Felsefeyi sevmek felsefeyle var olmaktır. Felsefeyle var olmak içinse felsefede yok olmak gerekir. Düşündüğünü düşünmediğini, yaptığını yapmadığını apaçık bilerek, kıyıbucağın hesabını vererek gerçekleştirmektir felsefe. Aynı şey yaşamak, eylemek, insan-olmak için de geçerlidir. Bu yönden bakınca özel bir uğraş, öbür uzmanlıklar türünden bir uzmanlık değildir felsefe.
Kendi yaptığı maymuncukla tüm güçlük kapılarını zorlayan filozof, giderek maymuncuğu kullanabilmek için gereksiz kilit yapımına geçer.
Yalnızca kafaya değil tüm insana yan tutmazlıkla seslenen filozof, çoğun uzandır, bilgindir, hekimdir, dosttur da.
Bir filozofu, belki de en iyi, kendine yasakladığı sorularla tanımlayabiliriz.
Yaşama bir oyunsa, filozoflarla bilginler bu oyunun kurallarını koyan ya da arayıp bulan kişilerdir, – ne yazık ki çok kez oyun dışı kalırlar.
En büyük bilgisizlik, bilgili bilgisizliktir.
En büyük bilgi, bilgi diye bilinenlerden başka bilgilerin de olduğunu bilmektir.
Felsefe bilginleri ile felsefe bilenleri birbirine karıştırmamak gerekir.
Kendi felsefesini aramayan, felsefeyi sevdiğini söylemeye kalkışmasın. “Herkes yeni bir felsefe bulamaz ki; olanla yetinmek gerek” diyense, hem kendisini hem başkalarını kandırır.
Kendin ortaya koymamış da olsan, kendi felsefeni içtenlikle yoğurup özümsemen gerek.

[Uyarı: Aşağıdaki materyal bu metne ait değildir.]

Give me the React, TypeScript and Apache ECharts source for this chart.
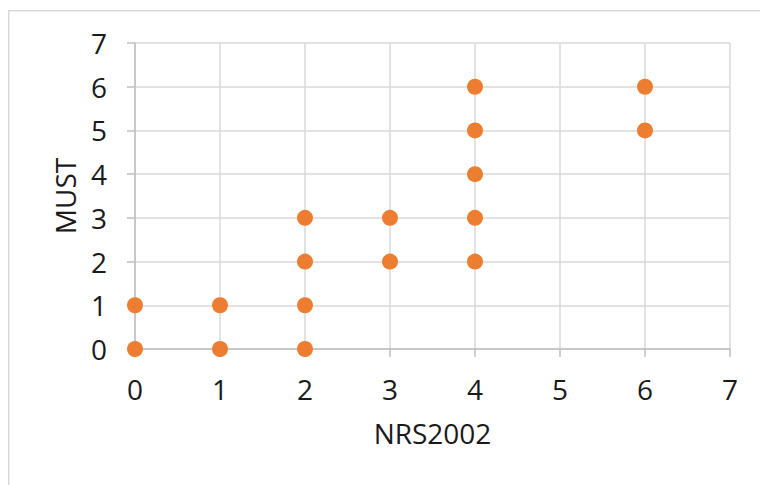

Felsefe–türkü bir bakıma; yarım ağızla söylendikçe ne kulağı, ne gönlü, ne kafayı doyurur.
Başka alanlarda olduğu gibi felsefe de en iyi öğretici daha çok çalışma hevesi uyandıran öğreticidir.
Filozof, akılla gidilebilen yere akılla girmeli; akılla gidilemeyen yere akılla gitmeye kalkışmamalıdır.
Yaşama-felsefesinde büyük sorunların çoğalmasını istemeyen, küçük sorunları savsaklamak alışkanlığından vazgeçmelidir. Yaşamaya ilişkin bilgilerden pek çoğunun tutunup benimsenmesi, içten denenip gerçekten yaşanmasına bağlıdır. Bu tür bilgilerin çilesini çekmeyen değerini anlayamaz.
Felsefe-bilinciyle birlikte bir bakıma yeni bir yaşamaya ayıtır insan. Bazı şeyleri yeniden anlar, bulur, öğrenir: tat, alışkanlık, – ölüm.
Yaşamanın okulu yok. Ya “okullar”, ilkinden yükseğine? Olsa olsa hepsi de hazırlık okulu.
Yaşama-felsefesinde en yakıcı soru, gerçekten çözmek isteyip de çözemediğimiz sorudur. Böylesi bir soruyu çözeneyse, (azılı düşmanımız bile olsa) dört elle sarılmamız gerekir ona. Düşmanım çözdü diye benimseyip yararlanmadığım çözüm- sağduyumu yitirmedimse- o çözüme ilişkin sorunun benim için önemsiz olduğunu kanıtlar.
Doğru değil ama şimdiye dek denenmiş biçimleriyle ola ki felsefenin işi bitiktir. – Denenmemişleriyle durum ne, peki?